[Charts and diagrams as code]
# # # #
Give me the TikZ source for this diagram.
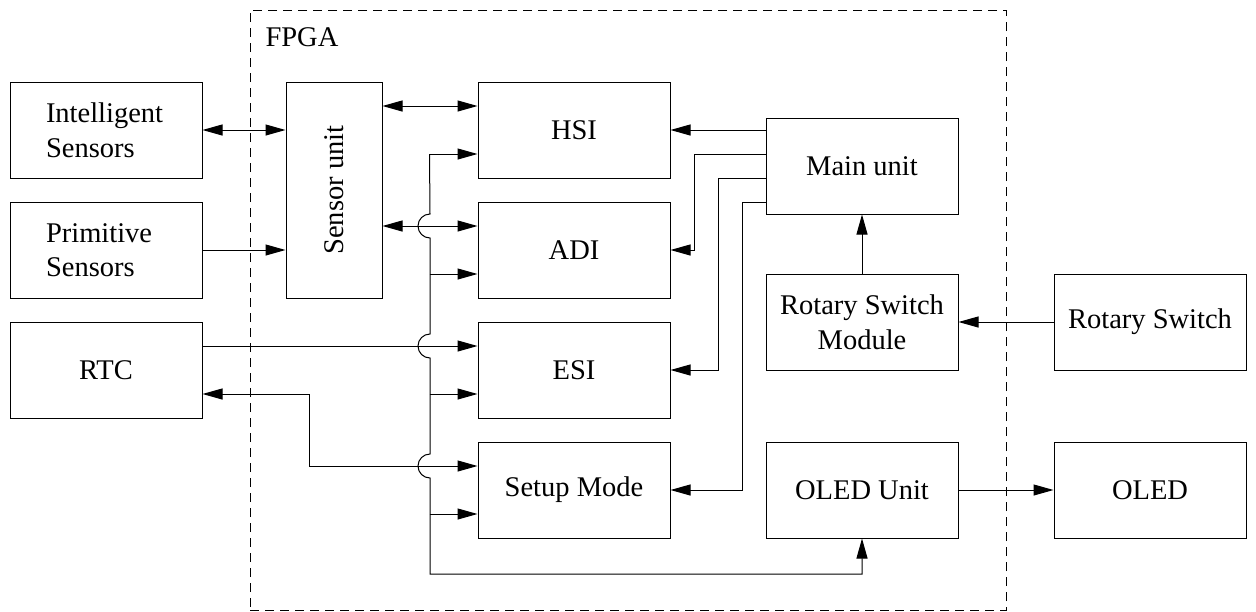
\documentclass[tikz,border=0pt]{standalone}
\usepackage{fontspec}
\setmainfont{Liberation Serif}
\usetikzlibrary{arrows.meta,calc}
\tikzset{
  block/.style={draw, minimum width=192pt, minimum height=96pt, inner sep=0pt,
                align=center, font=\fontsize{28.5}{34.5}\selectfont},
  lblock/.style={block, text width=120pt, align=left},
  tallblock/.style={draw, minimum width=96pt, minimum height=216pt, inner sep=0pt,
                font=\fontsize{28.5}{34.5}\selectfont},
  chip/.style={draw, dash pattern=on 9pt off 6pt, minimum width=756pt,
                minimum height=600pt, inner sep=0pt},
  wire/.style={-{Triangle[length=20pt,width=11pt]}},
  bwire/.style={{Triangle[length=20pt,width=11pt]}-{Triangle[length=20pt,width=11pt]}}
}
\begin{document}
\begin{tikzpicture}[x=1pt, y=-1pt, line width=1pt]
\useasboundingbox (0,0) rectangle (1256,611);

% FPGA boundary
\node[chip] (fpga) at (628,310) {};
\node[anchor=base west, inner sep=0pt, font=\fontsize{28.5}{34.5}\selectfont] (fpgalbl) at (265,46) {FPGA};

% external blocks
\node[lblock] (intel) at (106,130) {Intelligent\\Sensors};
\node[lblock] (prim)  at (106,250) {Primitive\\Sensors};
\node[block]  (rtc)   at (106,370) {RTC};
\node[block]  (rs)    at (1150,322) {Rotary Switch};
\node[block]  (oled)  at (1150,490) {OLED};

% blocks inside the FPGA
\node[tallblock] (sensor) at (334,190) {\rotatebox{90}{Sensor unit}};
\node[block] (hsi)   at (574,130) {HSI};
\node[block] (adi)   at (574,250) {ADI};
\node[block] (esi)   at (574,370) {ESI};
\node[block] (setup) at (574,490) {Setup Mode};
\node[block] (main)  at (862,166) {Main unit};
\node[block] (rsm)   at (862,322) {Rotary Switch\\Module};
\node[block] (oledu) at (862,490) {OLED Unit};

% sensor connections
\draw[bwire] (intel.east) -- (sensor.west |- intel.east);
\draw[wire]  (prim.east) -- (sensor.west |- prim.east);
\draw[bwire] (sensor.east |- {$(hsi.west)+(0,-24)$}) -- ($(hsi.west)+(0,-24)$);
\draw[bwire] (sensor.east |- {$(adi.west)+(0,-24)$}) -- ($(adi.west)+(0,-24)$);

% RTC connections
\draw[wire]  ($(rtc.east)+(0,-24)$) -- ($(esi.west)+(0,-24)$);
\draw[bwire] ($(rtc.east)+(0,24)$) -| ($(setup.west)+(-168,-24)$) -- ($(setup.west)+(0,-24)$);

% distribution bus with hops over the crossing lines
\coordinate (bt) at ($(hsi.west)+(-48,24)$);
\draw[wire] (bt) -- (hsi.west |- bt);
\draw[wire] (bt) -- (430,214) arc[start angle=90, end angle=270, radius=12pt]
  -- (430,334) arc[start angle=90, end angle=270, radius=12pt]
  -- (430,454) arc[start angle=90, end angle=270, radius=12pt]
  -- (430,574) -| (oledu.south);
\draw[wire] ($(adi.west)+(-48,24)$) -- ($(adi.west)+(0,24)$);
\draw[wire] ($(esi.west)+(-48,24)$) -- ($(esi.west)+(0,24)$);
\draw[wire] ($(setup.west)+(-48,24)$) -- ($(setup.west)+(0,24)$);

% main unit outputs
\draw[wire] (main.west |- hsi.east) -- (hsi.east);
\draw[wire] ($(main.west)+(0,-12)$) -| ($(adi.east)+(24,0)$) -- (adi.east);
\draw[wire] ($(main.west)+(0,12)$) -| ($(esi.east)+(48,0)$) -- (esi.east);
\draw[wire] ($(main.west)+(0,36)$) -| ($(setup.east)+(72,0)$) -- (setup.east);

% switch and display
\draw[wire] (rsm.north) -- (main.south);
\draw[wire] (rs.west) -- (rsm.east);
\draw[wire] (oledu.east) -- (oled.west);
\end{tikzpicture}
\end{document}
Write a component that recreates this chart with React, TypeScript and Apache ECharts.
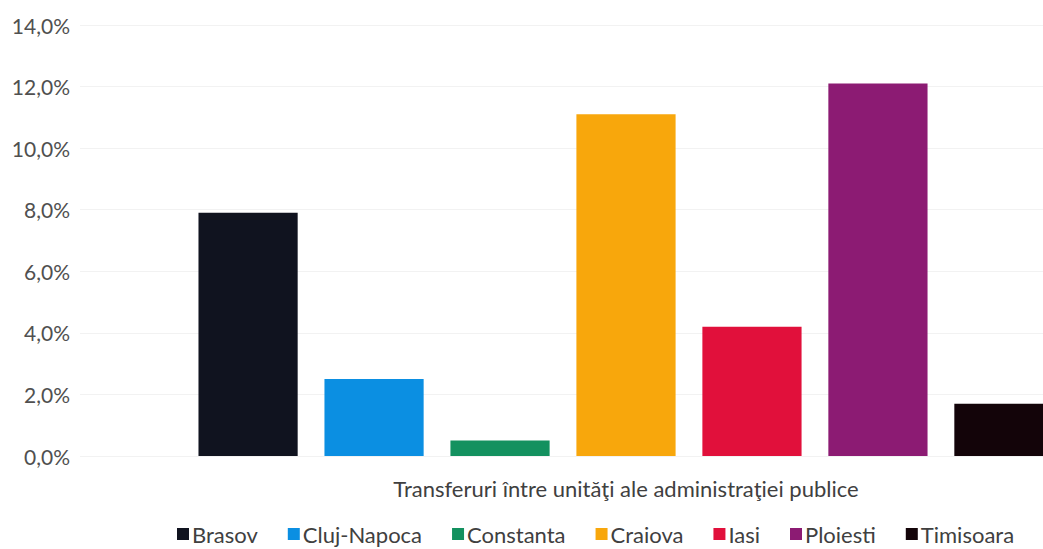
import React, { useEffect, useRef } from "react";
import * as echarts from "echarts";

const categories = ["Transferuri între unităţi ale administraţiei publice"];
const cities = ["Brasov", "Cluj-Napoca", "Constanta", "Craiova", "Iasi", "Ploiesti", "Timisoara"];
const values = [7.9, 2.5, 0.5, 11.1, 4.2, 12.1, 1.7];
const colors = ["#10131f", "#0b8fe2", "#13915f", "#f8a70c", "#e1103b", "#8c1b73", "#130409"];
const yTicks = { min: 0, max: 14, interval: 2 };

const fmt = (v: number) => v.toFixed(1).replace(".", ",") + "%";

export default function App() {
  const ref = useRef<HTMLDivElement>(null);
  useEffect(() => {
    if (!ref.current) return;
    const chart = echarts.init(ref.current, undefined, { renderer: "svg" });
    const font = "Lato, 'Open Sans', sans-serif";
    chart.setOption({
      animation: false,
      backgroundColor: "#ffffff",
      textStyle: { fontFamily: font },
      grid: {
        left: 80,
        width: 1092,
        top: 25,
        bottom: 93,
        containLabel: false,
        outerBoundsMode: "none",
      },
      legend: {
        top: 523,
        left: 177,
        padding: 0,
        icon: "rect",
        itemWidth: 12,
        itemHeight: 12,
        itemGap: 30,
        textStyle: {
          fontSize: 22,
          lineHeight: 20,
          color: "#404040",
          fontFamily: font,
          padding: [0, 0, 0, -2],
        },
        data: cities,
      },
      xAxis: {
        type: "category",
        data: categories,
        axisLine: { show: false },
        axisTick: { show: false },
        axisLabel: { fontSize: 22, color: "#404040", margin: 21, fontFamily: font },
      },
      yAxis: {
        type: "value",
        min: yTicks.min,
        max: yTicks.max,
        interval: yTicks.interval,
        axisLine: { show: false },
        axisTick: { show: false },
        splitLine: { lineStyle: { color: "#f2f2f2" } },
        axisLabel: { fontSize: 21, color: "#505050", margin: 10, formatter: fmt, fontFamily: font },
      },
      series: cities.map((c, i) => ({
        name: c,
        type: "bar",
        data: [values[i]],
        itemStyle: { color: colors[i] },
        barGap: "27%",
        barCategoryGap: "21.7%",
      })),
    });
    return () => chart.dispose();
  }, []);
  return (
    <div
      ref={ref}
      style={{ position: "absolute", left: 0, top: 0, width: 1043, height: 549 }}
    />
  );
}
# # # #
| Job |
Note each line of the entries that has "this" in it, and copy those lines.

| Response |
Give me the TikZ source for this diagram.
Write a component that recreates this chart with React, TypeScript and Apache ECharts.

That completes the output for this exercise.